= WORK TO COMPLETE =
Print all of the data exactly as written.

= MATERIAL =

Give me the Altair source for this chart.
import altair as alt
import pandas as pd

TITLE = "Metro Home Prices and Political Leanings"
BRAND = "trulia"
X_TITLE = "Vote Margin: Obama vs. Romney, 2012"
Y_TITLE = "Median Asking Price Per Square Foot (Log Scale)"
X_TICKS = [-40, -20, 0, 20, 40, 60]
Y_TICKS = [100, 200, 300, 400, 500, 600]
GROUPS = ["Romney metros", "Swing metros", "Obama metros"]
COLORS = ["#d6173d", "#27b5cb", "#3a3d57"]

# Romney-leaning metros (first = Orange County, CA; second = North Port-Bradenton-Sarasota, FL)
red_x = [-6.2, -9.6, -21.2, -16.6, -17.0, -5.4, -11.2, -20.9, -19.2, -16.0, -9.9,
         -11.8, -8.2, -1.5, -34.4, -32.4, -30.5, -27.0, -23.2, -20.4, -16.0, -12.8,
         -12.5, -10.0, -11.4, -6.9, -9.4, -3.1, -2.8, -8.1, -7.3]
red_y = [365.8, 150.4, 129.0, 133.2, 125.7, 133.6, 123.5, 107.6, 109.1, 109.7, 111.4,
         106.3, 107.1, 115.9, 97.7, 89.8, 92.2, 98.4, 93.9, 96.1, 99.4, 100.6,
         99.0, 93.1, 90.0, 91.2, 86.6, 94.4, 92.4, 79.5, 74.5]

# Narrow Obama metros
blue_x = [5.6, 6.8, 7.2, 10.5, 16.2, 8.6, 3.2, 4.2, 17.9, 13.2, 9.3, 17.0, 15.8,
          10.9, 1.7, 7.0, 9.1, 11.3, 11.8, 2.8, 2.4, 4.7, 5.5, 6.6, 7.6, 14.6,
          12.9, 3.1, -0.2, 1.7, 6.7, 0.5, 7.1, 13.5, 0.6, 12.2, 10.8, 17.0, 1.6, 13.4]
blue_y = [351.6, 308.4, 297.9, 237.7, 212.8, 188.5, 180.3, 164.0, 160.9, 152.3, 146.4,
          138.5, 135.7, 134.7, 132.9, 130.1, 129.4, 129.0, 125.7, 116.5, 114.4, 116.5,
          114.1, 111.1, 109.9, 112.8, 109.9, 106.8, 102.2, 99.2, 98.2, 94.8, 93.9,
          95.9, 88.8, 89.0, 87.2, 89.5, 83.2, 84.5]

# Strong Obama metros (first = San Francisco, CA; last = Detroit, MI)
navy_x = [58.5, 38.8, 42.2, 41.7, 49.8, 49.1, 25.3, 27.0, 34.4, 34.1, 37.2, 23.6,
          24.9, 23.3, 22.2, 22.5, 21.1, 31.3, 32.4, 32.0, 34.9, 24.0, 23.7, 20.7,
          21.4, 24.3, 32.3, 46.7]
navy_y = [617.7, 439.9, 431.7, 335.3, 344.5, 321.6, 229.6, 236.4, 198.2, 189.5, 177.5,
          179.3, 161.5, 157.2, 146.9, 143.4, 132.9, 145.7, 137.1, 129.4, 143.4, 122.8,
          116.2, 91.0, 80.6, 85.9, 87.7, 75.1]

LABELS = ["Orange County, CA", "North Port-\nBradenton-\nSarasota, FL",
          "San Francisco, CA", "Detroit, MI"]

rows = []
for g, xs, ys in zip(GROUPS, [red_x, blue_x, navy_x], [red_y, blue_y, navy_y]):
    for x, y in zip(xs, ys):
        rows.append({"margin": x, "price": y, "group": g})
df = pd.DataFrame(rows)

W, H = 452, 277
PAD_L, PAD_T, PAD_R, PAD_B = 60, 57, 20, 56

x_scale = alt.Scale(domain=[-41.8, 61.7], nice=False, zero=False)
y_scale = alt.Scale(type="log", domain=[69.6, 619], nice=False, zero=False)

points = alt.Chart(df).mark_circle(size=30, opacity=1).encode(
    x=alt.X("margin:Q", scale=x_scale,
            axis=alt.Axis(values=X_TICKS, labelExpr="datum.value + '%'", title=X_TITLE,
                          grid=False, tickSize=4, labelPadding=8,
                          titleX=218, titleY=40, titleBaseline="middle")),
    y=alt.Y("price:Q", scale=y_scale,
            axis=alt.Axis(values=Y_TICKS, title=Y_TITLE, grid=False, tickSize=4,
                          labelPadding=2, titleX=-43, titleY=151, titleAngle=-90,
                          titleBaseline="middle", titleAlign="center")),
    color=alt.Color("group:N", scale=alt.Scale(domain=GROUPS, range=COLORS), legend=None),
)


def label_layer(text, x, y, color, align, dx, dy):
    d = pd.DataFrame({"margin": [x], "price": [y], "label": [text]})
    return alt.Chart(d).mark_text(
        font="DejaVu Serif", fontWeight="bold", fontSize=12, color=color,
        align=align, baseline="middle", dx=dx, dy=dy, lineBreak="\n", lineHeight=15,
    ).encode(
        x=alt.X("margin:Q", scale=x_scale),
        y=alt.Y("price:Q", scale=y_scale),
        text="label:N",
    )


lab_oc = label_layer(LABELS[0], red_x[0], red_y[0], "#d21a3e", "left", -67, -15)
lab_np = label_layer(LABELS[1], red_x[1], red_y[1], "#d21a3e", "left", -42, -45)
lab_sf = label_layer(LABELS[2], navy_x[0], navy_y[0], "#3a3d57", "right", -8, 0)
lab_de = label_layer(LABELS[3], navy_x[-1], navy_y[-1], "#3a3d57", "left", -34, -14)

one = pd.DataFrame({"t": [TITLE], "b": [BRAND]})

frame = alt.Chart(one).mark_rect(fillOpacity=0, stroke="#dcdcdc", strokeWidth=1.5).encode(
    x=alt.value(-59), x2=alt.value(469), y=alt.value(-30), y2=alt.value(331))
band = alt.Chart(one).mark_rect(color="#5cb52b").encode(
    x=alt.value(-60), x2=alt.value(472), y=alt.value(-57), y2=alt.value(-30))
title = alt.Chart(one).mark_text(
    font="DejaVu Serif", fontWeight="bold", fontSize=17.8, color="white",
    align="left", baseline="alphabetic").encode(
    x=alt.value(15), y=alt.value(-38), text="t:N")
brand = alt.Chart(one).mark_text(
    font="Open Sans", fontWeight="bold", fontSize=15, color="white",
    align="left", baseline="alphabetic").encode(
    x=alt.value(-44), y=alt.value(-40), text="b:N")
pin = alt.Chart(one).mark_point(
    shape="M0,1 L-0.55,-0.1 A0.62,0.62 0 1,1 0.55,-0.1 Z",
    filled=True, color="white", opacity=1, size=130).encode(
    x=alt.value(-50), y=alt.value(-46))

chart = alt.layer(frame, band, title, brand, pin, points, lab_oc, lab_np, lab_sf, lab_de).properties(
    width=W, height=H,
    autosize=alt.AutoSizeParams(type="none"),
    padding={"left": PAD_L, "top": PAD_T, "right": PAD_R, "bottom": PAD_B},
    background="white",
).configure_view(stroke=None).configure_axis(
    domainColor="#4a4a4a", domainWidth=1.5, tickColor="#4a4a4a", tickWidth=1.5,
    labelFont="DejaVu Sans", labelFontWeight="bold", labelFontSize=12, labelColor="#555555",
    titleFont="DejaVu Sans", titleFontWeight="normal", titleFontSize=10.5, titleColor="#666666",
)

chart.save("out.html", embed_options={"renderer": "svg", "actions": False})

= ANSWER TO THE TASK =
Give me the Altair source for this chart.
import altair as alt
import pandas as pd

TITLE = "Metro Home Prices and Political Leanings"
BRAND = "trulia"
X_TITLE = "Vote Margin: Obama vs. Romney, 2012"
Y_TITLE = "Median Asking Price Per Square Foot (Log Scale)"
X_TICKS = [-40, -20, 0, 20, 40, 60]
Y_TICKS = [100, 200, 300, 400, 500, 600]
GROUPS = ["Romney metros", "Swing metros", "Obama metros"]
COLORS = ["#d6173d", "#27b5cb", "#3a3d57"]

# Romney-leaning metros (first = Orange County, CA; second = North Port-Bradenton-Sarasota, FL)
red_x = [-6.2, -9.6, -21.2, -16.6, -17.0, -5.4, -11.2, -20.9, -19.2, -16.0, -9.9,
         -11.8, -8.2, -1.5, -34.4, -32.4, -30.5, -27.0, -23.2, -20.4, -16.0, -12.8,
         -12.5, -10.0, -11.4, -6.9, -9.4, -3.1, -2.8, -8.1, -7.3]
red_y = [365.8, 150.4, 129.0, 133.2, 125.7, 133.6, 123.5, 107.6, 109.1, 109.7, 111.4,
         106.3, 107.1, 115.9, 97.7, 89.8, 92.2, 98.4, 93.9, 96.1, 99.4, 100.6,
         99.0, 93.1, 90.0, 91.2, 86.6, 94.4, 92.4, 79.5, 74.5]

# Narrow Obama metros
blue_x = [5.6, 6.8, 7.2, 10.5, 16.2, 8.6, 3.2, 4.2, 17.9, 13.2, 9.3, 17.0, 15.8,
          10.9, 1.7, 7.0, 9.1, 11.3, 11.8, 2.8, 2.4, 4.7, 5.5, 6.6, 7.6, 14.6,
          12.9, 3.1, -0.2, 1.7, 6.7, 0.5, 7.1, 13.5, 0.6, 12.2, 10.8, 17.0, 1.6, 13.4]
blue_y = [351.6, 308.4, 297.9, 237.7, 212.8, 188.5, 180.3, 164.0, 160.9, 152.3, 146.4,
          138.5, 135.7, 134.7, 132.9, 130.1, 129.4, 129.0, 125.7, 116.5, 114.4, 116.5,
          114.1, 111.1, 109.9, 112.8, 109.9, 106.8, 102.2, 99.2, 98.2, 94.8, 93.9,
          95.9, 88.8, 89.0, 87.2, 89.5, 83.2, 84.5]

# Strong Obama metros (first = San Francisco, CA; last = Detroit, MI)
navy_x = [58.5, 38.8, 42.2, 41.7, 49.8, 49.1, 25.3, 27.0, 34.4, 34.1, 37.2, 23.6,
          24.9, 23.3, 22.2, 22.5, 21.1, 31.3, 32.4, 32.0, 34.9, 24.0, 23.7, 20.7,
          21.4, 24.3, 32.3, 46.7]
navy_y = [617.7, 439.9, 431.7, 335.3, 344.5, 321.6, 229.6, 236.4, 198.2, 189.5, 177.5,
          179.3, 161.5, 157.2, 146.9, 143.4, 132.9, 145.7, 137.1, 129.4, 143.4, 122.8,
          116.2, 91.0, 80.6, 85.9, 87.7, 75.1]

LABELS = ["Orange County, CA", "North Port-\nBradenton-\nSarasota, FL",
          "San Francisco, CA", "Detroit, MI"]

rows = []
for g, xs, ys in zip(GROUPS, [red_x, blue_x, navy_x], [red_y, blue_y, navy_y]):
    for x, y in zip(xs, ys):
        rows.append({"margin": x, "price": y, "group": g})
df = pd.DataFrame(rows)

W, H = 452, 277
PAD_L, PAD_T, PAD_R, PAD_B = 60, 57, 20, 56

x_scale = alt.Scale(domain=[-41.8, 61.7], nice=False, zero=False)
y_scale = alt.Scale(type="log", domain=[69.6, 619], nice=False, zero=False)

points = alt.Chart(df).mark_circle(size=30, opacity=1).encode(
    x=alt.X("margin:Q", scale=x_scale,
            axis=alt.Axis(values=X_TICKS, labelExpr="datum.value + '%'", title=X_TITLE,
                          grid=False, tickSize=4, labelPadding=8,
                          titleX=218, titleY=40, titleBaseline="middle")),
    y=alt.Y("price:Q", scale=y_scale,
            axis=alt.Axis(values=Y_TICKS, title=Y_TITLE, grid=False, tickSize=4,
                          labelPadding=2, titleX=-43, titleY=151, titleAngle=-90,
                          titleBaseline="middle", titleAlign="center")),
    color=alt.Color("group:N", scale=alt.Scale(domain=GROUPS, range=COLORS), legend=None),
)


def label_layer(text, x, y, color, align, dx, dy):
    d = pd.DataFrame({"margin": [x], "price": [y], "label": [text]})
    return alt.Chart(d).mark_text(
        font="DejaVu Serif", fontWeight="bold", fontSize=12, color=color,
        align=align, baseline="middle", dx=dx, dy=dy, lineBreak="\n", lineHeight=15,
    ).encode(
        x=alt.X("margin:Q", scale=x_scale),
        y=alt.Y("price:Q", scale=y_scale),
        text="label:N",
    )


lab_oc = label_layer(LABELS[0], red_x[0], red_y[0], "#d21a3e", "left", -67, -15)
lab_np = label_layer(LABELS[1], red_x[1], red_y[1], "#d21a3e", "left", -42, -45)
lab_sf = label_layer(LABELS[2], navy_x[0], navy_y[0], "#3a3d57", "right", -8, 0)
lab_de = label_layer(LABELS[3], navy_x[-1], navy_y[-1], "#3a3d57", "left", -34, -14)

one = pd.DataFrame({"t": [TITLE], "b": [BRAND]})

frame = alt.Chart(one).mark_rect(fillOpacity=0, stroke="#dcdcdc", strokeWidth=1.5).encode(
    x=alt.value(-59), x2=alt.value(469), y=alt.value(-30), y2=alt.value(331))
band = alt.Chart(one).mark_rect(color="#5cb52b").encode(
    x=alt.value(-60), x2=alt.value(472), y=alt.value(-57), y2=alt.value(-30))
title = alt.Chart(one).mark_text(
    font="DejaVu Serif", fontWeight="bold", fontSize=17.8, color="white",
    align="left", baseline="alphabetic").encode(
    x=alt.value(15), y=alt.value(-38), text="t:N")
brand = alt.Chart(one).mark_text(
    font="Open Sans", fontWeight="bold", fontSize=15, color="white",
    align="left", baseline="alphabetic").encode(
    x=alt.value(-44), y=alt.value(-40), text="b:N")
pin = alt.Chart(one).mark_point(
    shape="M0,1 L-0.55,-0.1 A0.62,0.62 0 1,1 0.55,-0.1 Z",
    filled=True, color="white", opacity=1, size=130).encode(
    x=alt.value(-50), y=alt.value(-46))

chart = alt.layer(frame, band, title, brand, pin, points, lab_oc, lab_np, lab_sf, lab_de).properties(
    width=W, height=H,
    autosize=alt.AutoSizeParams(type="none"),
    padding={"left": PAD_L, "top": PAD_T, "right": PAD_R, "bottom": PAD_B},
    background="white",
).configure_view(stroke=None).configure_axis(
    domainColor="#4a4a4a", domainWidth=1.5, tickColor="#4a4a4a", tickWidth=1.5,
    labelFont="DejaVu Sans", labelFontWeight="bold", labelFontSize=12, labelColor="#555555",
    titleFont="DejaVu Sans", titleFontWeight="normal", titleFontSize=10.5, titleColor="#666666",
)

chart.save("out.html", embed_options={"renderer": "svg", "actions": False})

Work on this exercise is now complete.